Despite a shaky start with a wobbly hand held camera and broad Irish accents, Once ends up being a pleasant romantic interlude about two young people brought together by their shared joy of music. The cameraman has his rockers on for a fair bit of the movie but you get used to it, as you do the strongly local dialect.

This realistic musical set in gritty parts of Dublin starts as Glen Hansard of the Irish rock band The Frames plays a lonely busker belting out tunes with a very battered guitar one night on a cold street corner. Immigrant Marketa Irglova a young Czech single mother who ekes out a living selling flowers on the street listens in rapture, and asks why he doesn't sing his original songs during the day. People don't pay to hear them he tells her they just want the popular tunes.

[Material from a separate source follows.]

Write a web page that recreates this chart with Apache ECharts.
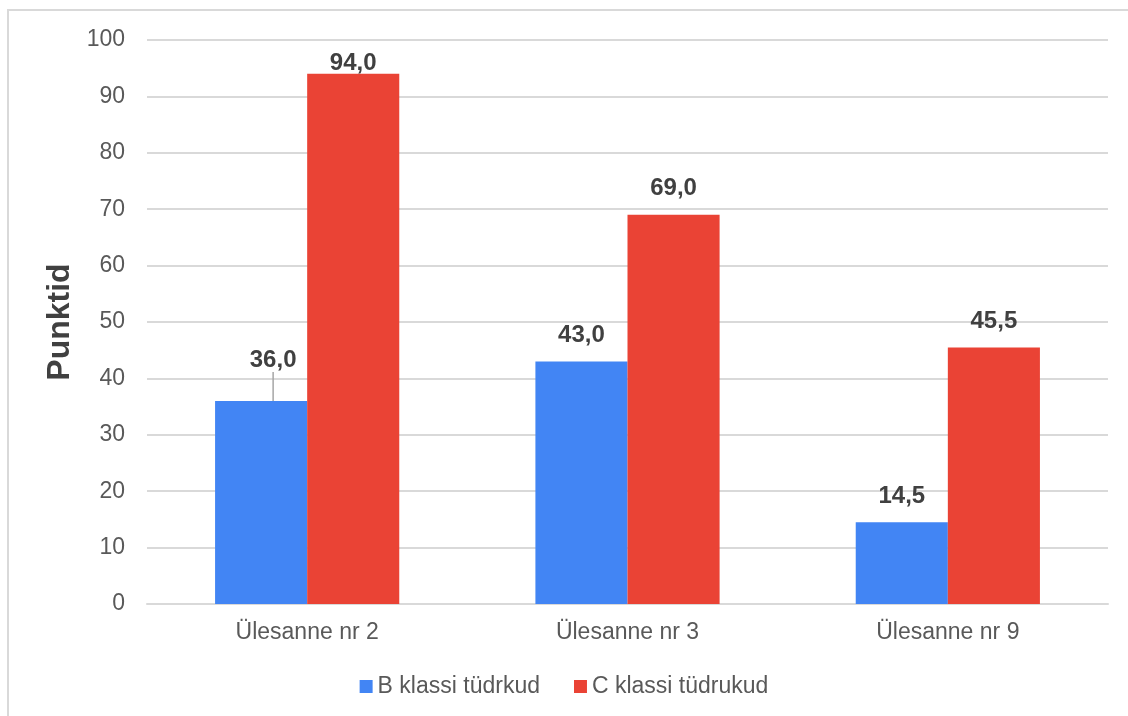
<!DOCTYPE html>
<html>
<head>
<meta charset="utf-8">
<script src="https://cdn.jsdelivr.net/npm/echarts@6/dist/echarts.min.js"></script>
<style>
  html, body { margin: 0; padding: 0; background: #fff; }
  #chart { width: 1128px; height: 716px; }
</style>
</head>
<body>
<div id="chart"></div>
<script>
const categories = ['Ülesanne nr 2', 'Ülesanne nr 3', 'Ülesanne nr 9'];
const seriesNames = ['B klassi tüdrkud', 'C klassi tüdrukud'];
const bValues = [36.0, 43.0, 14.5];
const cValues = [94.0, 69.0, 45.5];
const colors = ['#4285F4', '#EA4335'];

const chart = echarts.init(document.getElementById('chart'));

const fmt = p => p.value.toFixed(1).replace('.', ',');
const labelStyle = {
  show: true,
  position: 'top',
  distance: 14,
  formatter: fmt,
  fontFamily: 'Liberation Sans',
  fontSize: 24,
  fontWeight: 'bold',
  color: '#404040'
};

// only the first blue label is pushed aside and gets a leader line
const bData = bValues.map((v, i) => i === 0
  ? { value: v, labelLine: { show: true, lineStyle: { color: '#a6a6a6', width: 1.5 } } }
  : { value: v });

chart.setOption({
  animation: false,
  textStyle: { fontFamily: 'Liberation Sans' },
  graphic: [{
    type: 'rect',
    shape: { x: 8, y: 10, width: 1200, height: 800 },
    style: { fill: 'none', stroke: '#d9d9d9', lineWidth: 2 },
    z: -1
  }],
  grid: { left: 147, right: 20, top: 40, bottom: 112 },
  legend: {
    top: 670,
    left: 'center',
    itemWidth: 13,
    itemHeight: 13,
    itemGap: 34,
    icon: 'rect',
    textStyle: { fontSize: 23, color: '#595959', fontFamily: 'Liberation Sans' },
    data: seriesNames
  },
  xAxis: {
    type: 'category',
    data: categories,
    axisLine: { lineStyle: { color: '#d9d9d9', width: 2 } },
    axisTick: { show: false },
    axisLabel: { fontSize: 23, color: '#595959', margin: 17 }
  },
  yAxis: {
    type: 'value',
    min: 0,
    max: 100,
    interval: 10,
    name: 'Punktid',
    nameLocation: 'middle',
    nameGap: 68,
    nameTextStyle: { fontSize: 32, fontWeight: 'bold', color: '#404040' },
    axisLine: { show: false },
    axisTick: { show: false },
    axisLabel: { fontSize: 23, color: '#595959', margin: 22 },
    splitLine: { lineStyle: { color: '#d9d9d9', width: 2 } }
  },
  series: [
    {
      name: seriesNames[0],
      type: 'bar',
      data: bData,
      itemStyle: { color: colors[0] },
      barGap: '0%',
      barCategoryGap: '42.5%',
      label: labelStyle,
      labelLine: { show: false },
      labelLayout: p => p.dataIndex === 0 ? { dx: 12, dy: -15 } : {}
    },
    {
      name: seriesNames[1],
      type: 'bar',
      data: cValues,
      itemStyle: { color: colors[1] },
      barGap: '0%',
      barCategoryGap: '42.5%',
      label: labelStyle,
      labelLayout: p => p.dataIndex === 0 ? { dy: 16 } : {}
    }
  ]
});
</script>
</body>
</html>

Next day she brings her broken vacuum for him to repair as that's his real job. They end up in a music shop where she plays piano and together they develop the quite beautiful song 'Falling Slowly'. This scene alone makes the film memorable and you'd have to be Attila the Hun not to feel moved. At all events this leads to a close collaboration between these two street people and more than a touch of romance even after a awkward move on Hansard's part that threatens to blow the relationship before it starts. They finally scrape up money to hire a studio for the weekend and with additional band members made up of other buskers they put an album down. Even their bored and skeptical producer ends up thinking it may have a chance of success, yet their short romance is falling under a dark star.

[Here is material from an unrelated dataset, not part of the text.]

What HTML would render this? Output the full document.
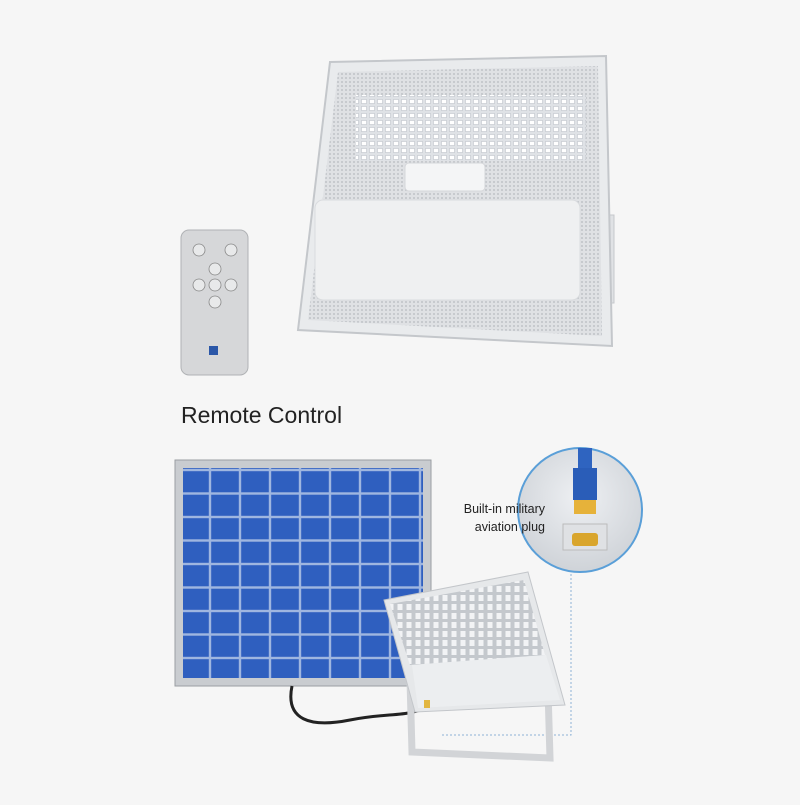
<!DOCTYPE html>
<html><head><style>html,body{margin:0;padding:0;background:#f6f6f6}</style></head><body>
<svg width="800" height="800" viewBox="0 0 800 800" xmlns="http://www.w3.org/2000/svg" font-family="Liberation Sans, sans-serif">
<defs>
<pattern id="mesh" width="4" height="4" patternUnits="userSpaceOnUse"><rect width="4" height="4" fill="#dfe1e4"/><circle cx="2" cy="2" r="1" fill="#bfc3c8"/></pattern>
<pattern id="leds" width="8" height="7" patternUnits="userSpaceOnUse"><rect width="8" height="7" fill="#dfe2e6"/><rect x="1.5" y="1.5" width="5" height="4" fill="#fff" stroke="#b8bcc4" stroke-width="0.5"/></pattern>
<pattern id="fins" width="9" height="9" patternUnits="userSpaceOnUse"><rect width="9" height="9" fill="#c4c8cd"/><rect x="1.5" y="1" width="5" height="6" fill="#f2f3f5"/></pattern>
<pattern id="cells" width="30" height="23.5" patternUnits="userSpaceOnUse"><rect width="30" height="23.5" fill="#9fb6e0"/><rect x="1.2" y="1.2" width="27.6" height="21.1" fill="#2f5fbf"/></pattern>
<radialGradient id="cg" cx="50%" cy="40%" r="60%"><stop offset="0" stop-color="#eef0f3"/><stop offset="1" stop-color="#cfd3d8"/></radialGradient>
</defs>
<rect width="800" height="800" fill="#f6f6f6"/>
<!-- top floodlight -->
<rect x="594" y="215" width="20" height="88" fill="#e0e2e5" stroke="#c5c8cc"/>
<polygon points="330,62 606,56 612,346 298,330" fill="#e9ebed" stroke="#c4c7cb" stroke-width="2"/>
<polygon points="338,72 598,66 602,336 308,320" fill="url(#mesh)"/>
<rect x="356" y="95" width="230" height="66" fill="url(#leds)"/>
<rect x="405" y="163" width="80" height="28" rx="4" fill="#f4f5f6" stroke="#d5d7da"/>
<rect x="315" y="200" width="265" height="100" rx="8" fill="#eff0f1" stroke="#d9dbde"/>
<!-- remote -->
<rect x="181" y="230" width="67" height="145" rx="8" fill="#d6d7d9" stroke="#b0b2b5"/>
<g fill="#e8e9ea" stroke="#888" stroke-width="0.8">
<circle cx="199" cy="250" r="6"/><circle cx="231" cy="250" r="6"/><circle cx="215" cy="269" r="6"/>
<circle cx="199" cy="285" r="6"/><circle cx="215" cy="285" r="6"/><circle cx="231" cy="285" r="6"/><circle cx="215" cy="302" r="6"/></g>
<rect x="209" y="346" width="9" height="9" fill="#2b57a8"/>
<text x="181" y="423" font-size="23" fill="#222">Remote Control</text>
<!-- solar panel -->
<rect x="175" y="460" width="256" height="226" fill="#c9ccd0" stroke="#9a9ea3"/>
<rect x="183" y="468" width="240" height="210" fill="url(#cells)"/>
<!-- cable -->
<path d="M292,686 C285,720 310,728 350,720 C390,712 410,718 430,705" fill="none" stroke="#222" stroke-width="3"/>
<!-- dotted line -->
<path d="M571,570 V735 H440" fill="none" stroke="#8fb3d6" stroke-dasharray="2,2"/>
<!-- second floodlight -->
<polygon points="410,680 548,690 550,758 412,752" fill="none" stroke="#d2d4d7" stroke-width="7"/>
<polygon points="384,600 528,572 565,705 415,712" fill="#e6e8ea" stroke="#c3c6ca"/>
<polygon points="390,604 524,580 545,655 410,665" fill="url(#fins)"/>
<polygon points="412,665 546,655 560,700 418,708" fill="#eceef0"/>
<rect x="424" y="700" width="6" height="8" fill="#e2b640"/>
<!-- circle inset -->
<circle cx="580" cy="510" r="62" fill="url(#cg)" stroke="#5a9fd8" stroke-width="2"/>
<rect x="578" y="448" width="14" height="20" fill="#2f64c0"/>
<rect x="573" y="468" width="24" height="32" fill="#2a5db8"/>
<rect x="574" y="500" width="22" height="14" fill="#e6b23a"/>
<rect x="563" y="524" width="44" height="26" fill="#dfe1e4" stroke="#bbb"/>
<rect x="572" y="533" width="26" height="13" rx="3" fill="#d9a52c"/>
<text x="545" y="513" font-size="12.5" fill="#222" text-anchor="end">Built-in military</text>
<text x="545" y="531" font-size="12.5" fill="#222" text-anchor="end">aviation plug</text>
</svg>
</body></html>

The slight storyline is an excuse to tell much through writer/director John Carney's songs which are a fair slice of the film. In fact he refers to his film as a 'visual album'. Hansard certainly brings power to the lyrics with a voice of fog horn proportions. For fans of the band The Frames he's sure to be a big hit.

You may remember Glen Hansard started his career in Alan Parker's film The Commitments some years ago, here he and Marketa Irglova are suitably appealing together not only singing duet but so convincing with their hesitant natural delivery. They lift the film out of the ordinary by their sincere and compassionate portrayals. One delightful scene is Irglova in pyjamas listening through headphones and singing to 'If You Want Me' as she returns from a corner store late one night after buying batteries for her music player. Worthy of mention is Bill Hodnett as Hansard's gruff but sympathetic Dad who finally encourages him to leave and go to London. A compelling piece of support acting.

The director John Carney was himself once a bass player for The Frames, and he pulls off a difficult act using three minute grabs of his pop songs to extend the romantic plot without the artificial theatricality of musicals like Phantom of the Opera. Also the two stars actually perform the numbers which is not always the case in musicals where dubbing if often used as the actor simply hasn't the voice. Carney manages a good balance between the musical sequences and the emotional ones. He gives the movie the heart it needs to support the romantic plot. Its main weakness however, as mentioned, is the dithering cinematography which deserves to be better.

Yet Once works a kind of magic and should charm most audiences especially those who enjoy Carney's style of music.